***Long-listed in the 2026 Whistler Independent Book Awards***
Trent is a slacker with no rudder and no money, but when his devil-may-care ways land him in hot water with an actual devil, he finds a new purpose: to become the best-damned detective on this side of hell.
As long as it’s not too hard.
Lacking resources and clues, Trent faces an underworld rife with obstacles: government agents, religious zealots, a zombie-infested pawnshop, and a rock star devil called Lightbringer.
Besides a bit of luck, Trent’s sole ally in his quest is the enigmatic clairvoyant, Jane, who only agrees to aid him after he employs a mix of bribery and charm. Well, mostly bribery.

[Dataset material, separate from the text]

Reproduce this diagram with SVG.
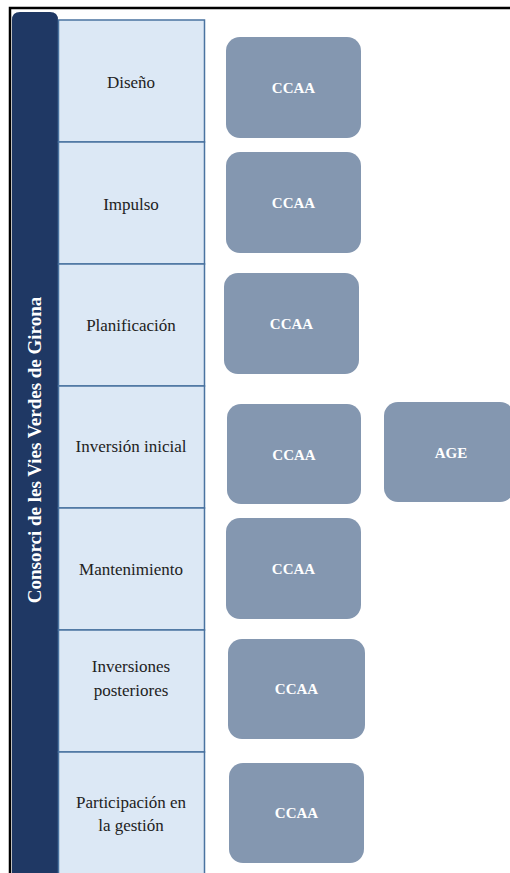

As the clues pile up, it becomes obvious (even to Trent) that there is more at stake than just some occult shenanigans. Now, the fate of the world may rely on this ultimate man-child finally growing up.
“Things have just begun and I already realize I am going to make the world’s sh!&$est detective. I play video games. I watch movies. I masturbate. At least one could say I have good hand-eye coordination and a firm grip on things.”
Trent: the Devil’s Detective is the bastard, butt-baby born from an unholy union of The Big Lebowski and Constantine. Fans of the dark, witty humour of the John Dies at the End series will love this book.